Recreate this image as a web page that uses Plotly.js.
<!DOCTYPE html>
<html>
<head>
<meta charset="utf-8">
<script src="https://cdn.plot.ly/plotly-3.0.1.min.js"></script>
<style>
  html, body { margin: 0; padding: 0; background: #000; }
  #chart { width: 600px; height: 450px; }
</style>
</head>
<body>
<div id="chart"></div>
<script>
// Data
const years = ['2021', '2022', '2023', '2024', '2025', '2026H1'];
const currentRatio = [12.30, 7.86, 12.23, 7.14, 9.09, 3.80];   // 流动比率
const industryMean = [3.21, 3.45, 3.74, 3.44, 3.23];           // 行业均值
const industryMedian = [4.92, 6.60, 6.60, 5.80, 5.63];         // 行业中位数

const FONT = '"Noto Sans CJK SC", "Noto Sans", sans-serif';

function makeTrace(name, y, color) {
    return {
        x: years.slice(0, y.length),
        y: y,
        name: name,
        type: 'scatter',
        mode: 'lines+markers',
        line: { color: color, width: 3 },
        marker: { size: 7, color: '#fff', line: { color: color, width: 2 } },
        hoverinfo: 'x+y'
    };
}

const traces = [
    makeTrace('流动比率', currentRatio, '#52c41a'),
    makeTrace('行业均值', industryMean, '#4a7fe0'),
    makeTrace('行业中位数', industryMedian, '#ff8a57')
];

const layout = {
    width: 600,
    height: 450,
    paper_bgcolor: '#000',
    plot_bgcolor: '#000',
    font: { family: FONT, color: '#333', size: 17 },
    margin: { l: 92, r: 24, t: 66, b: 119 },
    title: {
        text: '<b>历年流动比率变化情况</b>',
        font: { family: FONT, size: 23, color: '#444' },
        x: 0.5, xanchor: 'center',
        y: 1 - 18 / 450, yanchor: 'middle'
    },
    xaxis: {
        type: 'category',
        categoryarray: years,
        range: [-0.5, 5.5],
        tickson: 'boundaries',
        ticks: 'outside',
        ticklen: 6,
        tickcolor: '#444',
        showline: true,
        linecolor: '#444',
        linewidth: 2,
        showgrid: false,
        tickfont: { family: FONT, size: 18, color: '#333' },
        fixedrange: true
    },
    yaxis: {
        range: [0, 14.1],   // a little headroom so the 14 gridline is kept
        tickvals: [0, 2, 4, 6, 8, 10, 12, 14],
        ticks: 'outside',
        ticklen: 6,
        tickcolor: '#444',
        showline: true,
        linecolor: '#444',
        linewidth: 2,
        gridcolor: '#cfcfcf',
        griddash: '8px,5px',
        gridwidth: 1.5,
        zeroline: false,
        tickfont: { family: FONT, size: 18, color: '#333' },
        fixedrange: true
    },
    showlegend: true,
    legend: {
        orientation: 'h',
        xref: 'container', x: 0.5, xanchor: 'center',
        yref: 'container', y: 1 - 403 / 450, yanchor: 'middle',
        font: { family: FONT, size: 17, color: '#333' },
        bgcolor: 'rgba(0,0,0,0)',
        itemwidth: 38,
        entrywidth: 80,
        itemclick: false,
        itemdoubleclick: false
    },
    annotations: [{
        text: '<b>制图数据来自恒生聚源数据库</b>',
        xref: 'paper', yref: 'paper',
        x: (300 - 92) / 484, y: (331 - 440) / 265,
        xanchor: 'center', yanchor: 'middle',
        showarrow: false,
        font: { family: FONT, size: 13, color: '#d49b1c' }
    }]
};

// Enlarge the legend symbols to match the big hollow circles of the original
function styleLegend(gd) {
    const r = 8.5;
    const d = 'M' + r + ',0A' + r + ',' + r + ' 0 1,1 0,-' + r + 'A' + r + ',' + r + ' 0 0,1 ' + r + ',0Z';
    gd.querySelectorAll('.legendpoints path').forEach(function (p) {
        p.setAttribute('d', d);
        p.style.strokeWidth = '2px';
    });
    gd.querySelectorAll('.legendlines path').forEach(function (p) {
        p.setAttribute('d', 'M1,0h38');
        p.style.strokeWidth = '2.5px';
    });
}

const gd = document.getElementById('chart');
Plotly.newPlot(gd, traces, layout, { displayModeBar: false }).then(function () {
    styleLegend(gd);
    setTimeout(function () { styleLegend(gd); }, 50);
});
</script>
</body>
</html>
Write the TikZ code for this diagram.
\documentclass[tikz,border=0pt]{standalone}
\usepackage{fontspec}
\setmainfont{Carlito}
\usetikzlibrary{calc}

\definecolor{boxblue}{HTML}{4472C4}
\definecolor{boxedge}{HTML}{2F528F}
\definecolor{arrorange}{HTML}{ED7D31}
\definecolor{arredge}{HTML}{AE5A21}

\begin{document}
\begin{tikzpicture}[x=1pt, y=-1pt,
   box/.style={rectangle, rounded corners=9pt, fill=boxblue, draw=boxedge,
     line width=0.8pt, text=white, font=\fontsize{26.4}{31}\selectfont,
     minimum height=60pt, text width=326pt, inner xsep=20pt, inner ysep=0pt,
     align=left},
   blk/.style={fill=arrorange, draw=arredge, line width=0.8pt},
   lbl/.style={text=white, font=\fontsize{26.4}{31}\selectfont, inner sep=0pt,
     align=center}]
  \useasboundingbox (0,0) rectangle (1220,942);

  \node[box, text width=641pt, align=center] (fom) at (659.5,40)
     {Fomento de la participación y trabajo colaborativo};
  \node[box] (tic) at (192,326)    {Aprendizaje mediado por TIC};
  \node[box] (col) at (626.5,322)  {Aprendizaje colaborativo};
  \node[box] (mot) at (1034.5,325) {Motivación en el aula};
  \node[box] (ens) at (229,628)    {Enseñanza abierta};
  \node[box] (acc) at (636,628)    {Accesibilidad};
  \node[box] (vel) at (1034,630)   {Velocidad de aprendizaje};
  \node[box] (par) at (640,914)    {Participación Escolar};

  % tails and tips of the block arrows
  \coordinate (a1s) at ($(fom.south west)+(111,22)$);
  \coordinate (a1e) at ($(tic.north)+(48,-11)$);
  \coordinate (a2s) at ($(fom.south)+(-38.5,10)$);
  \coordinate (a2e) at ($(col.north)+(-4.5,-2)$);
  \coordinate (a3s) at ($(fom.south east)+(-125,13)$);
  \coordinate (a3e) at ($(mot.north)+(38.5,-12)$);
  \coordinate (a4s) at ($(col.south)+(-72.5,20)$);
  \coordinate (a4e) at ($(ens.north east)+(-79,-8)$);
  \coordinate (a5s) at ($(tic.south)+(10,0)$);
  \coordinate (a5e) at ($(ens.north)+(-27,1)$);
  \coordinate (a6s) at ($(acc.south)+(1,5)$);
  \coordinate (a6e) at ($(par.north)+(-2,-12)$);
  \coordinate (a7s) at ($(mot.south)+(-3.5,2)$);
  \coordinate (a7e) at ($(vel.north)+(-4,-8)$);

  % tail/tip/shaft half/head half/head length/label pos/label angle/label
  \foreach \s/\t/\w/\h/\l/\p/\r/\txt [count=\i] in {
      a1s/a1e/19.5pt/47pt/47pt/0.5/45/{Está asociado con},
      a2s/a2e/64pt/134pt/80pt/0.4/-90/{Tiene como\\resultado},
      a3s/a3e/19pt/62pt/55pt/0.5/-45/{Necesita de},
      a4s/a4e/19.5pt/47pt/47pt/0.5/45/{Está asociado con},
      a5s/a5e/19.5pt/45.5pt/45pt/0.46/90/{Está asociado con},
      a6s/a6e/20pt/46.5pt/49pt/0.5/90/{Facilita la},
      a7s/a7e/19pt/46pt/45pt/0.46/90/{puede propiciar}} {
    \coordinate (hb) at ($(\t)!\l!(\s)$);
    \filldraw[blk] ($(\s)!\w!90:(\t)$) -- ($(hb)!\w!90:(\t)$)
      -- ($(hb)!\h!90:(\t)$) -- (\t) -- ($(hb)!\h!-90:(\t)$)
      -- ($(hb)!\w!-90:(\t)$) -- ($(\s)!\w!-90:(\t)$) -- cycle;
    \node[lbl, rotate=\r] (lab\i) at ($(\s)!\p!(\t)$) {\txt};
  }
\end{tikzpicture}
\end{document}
■ ■ ■
**Description of the task**
Each line from the one containing "Write the TikZ code for this diagram." through the one containing "(0,0) rectangle (1220,942);" must be retyped exactly, the first and last of these included.

**Result of the task**
Write the TikZ code for this diagram.
\documentclass[tikz,border=0pt]{standalone}
\usepackage{fontspec}
\setmainfont{Carlito}
\usetikzlibrary{calc}

\definecolor{boxblue}{HTML}{4472C4}
\definecolor{boxedge}{HTML}{2F528F}
\definecolor{arrorange}{HTML}{ED7D31}
\definecolor{arredge}{HTML}{AE5A21}

\begin{document}
\begin{tikzpicture}[x=1pt, y=-1pt,
   box/.style={rectangle, rounded corners=9pt, fill=boxblue, draw=boxedge,
     line width=0.8pt, text=white, font=\fontsize{26.4}{31}\selectfont,
     minimum height=60pt, text width=326pt, inner xsep=20pt, inner ysep=0pt,
     align=left},
   blk/.style={fill=arrorange, draw=arredge, line width=0.8pt},
   lbl/.style={text=white, font=\fontsize{26.4}{31}\selectfont, inner sep=0pt,
     align=center}]
  \useasboundingbox (0,0) rectangle (1220,942);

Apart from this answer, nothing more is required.